To Lorraine Mercurio's friends, she will always be the Pillar of High Street.
From the time she took over Saffees Fashions from her parents in 1961 until her death this month, Mercurio held an unwavering love for her work and her store.
"She never left this store," Mercurio's daughter Judy Howard said. "She built it from the ground up."
After a 1961 fire destroyed the building at 227 E. High St., where Saffees sat, Mercurio rebuilt the business at her parents' instance. Mercurio died Monday at the age of 92 from what Howard and her sister Marie Adrian described as old age.
Mercurio's parents, Samuel and Salaf Saffee, started the store in 1923. As Mercurio and her husband, Thomas, rebuilt the business in the early 1960s, it grew up around their five young children.
The couple stored clothes in the basement of their house. On Christmas, the family usually spent the afternoon marking down items by hand.
"Everybody had to help develop this business," Howard said. "Mom and Dad didn't realize they were teaching us this business before we ever got into it."
Mercurio's husband kept track of sales and ordered inventory, but she always served as the face of the store. At the time, Saffees faced much stiffer competition from retailers downtown. Many, like JCPenney, moved to the Capital Mall after its construction in 1978. Mercurio never moved Saffees because her family owned their building.
"We like supporting downtown," Adrian said.
During her 57 years in the fashion industry, Mercurio saw trends evolve like a revolving door that always came back around. Jumpsuits for adults came into style in the 1970s then went out of style then back in style. Short shorts of the late '70s went out of style then came back into style twice as new generations rediscovered old trends.
Through the years, Saffees also evolved to keep up with trends and technology. Eventually, the store began monitoring inventory and prices using one computer system, then a better computer system. At various points, the store sold wigs, perfumes, cosmetics and lingerie.
"That's how fashion works," Howard said. "As these trends changed, we changed with the trends."

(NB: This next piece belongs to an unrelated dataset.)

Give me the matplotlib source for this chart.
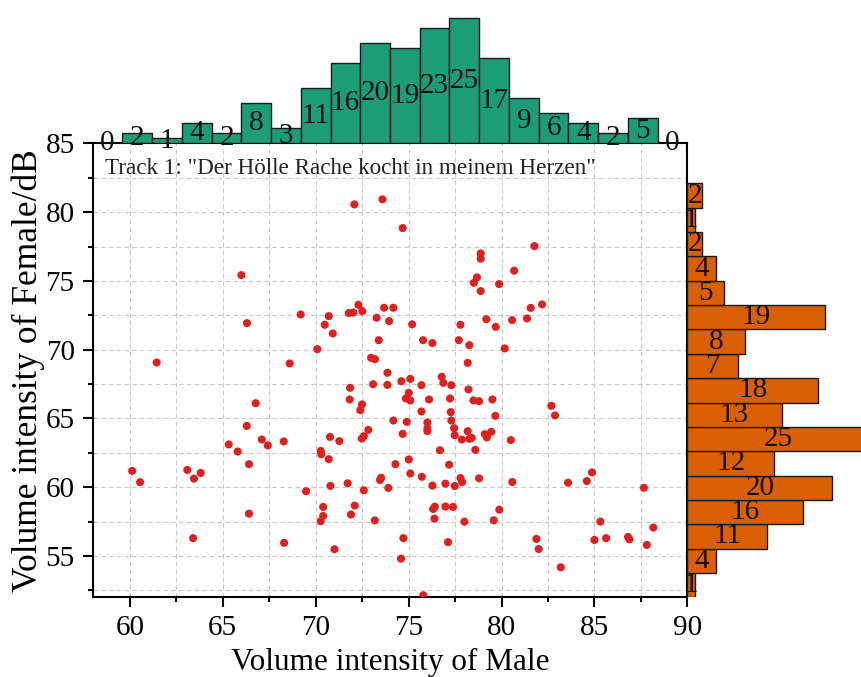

Saffees became a rock for Mercurio and the community throughout the years. Adrian and Howard said Mercurio gained a reputation for giving women entry-level jobs that led to bigger and better careers elsewhere.
Mercurio's husband died in 2009. During the past five years, she tried to stay active in the business, even as her health deteriorated and prevented her from walking. On June 9, she made her last trip to the store when she watched surveillance camera footage with her daughters.
Adrian, 62, and Howard, 63, manage seven retail stores in Missouri and Kansas, including four Saffees stores, along with two of their three other siblings.
Adrian said Mercurio touched three to four generations of Jefferson City families with her work. Howard added her mother developed an intimate relationship with her clients as she dressed them for some of their most vulnerable movements of their lives like weddings, baptisms and graduations.
"When you do that, you become part of their lives," Howard said.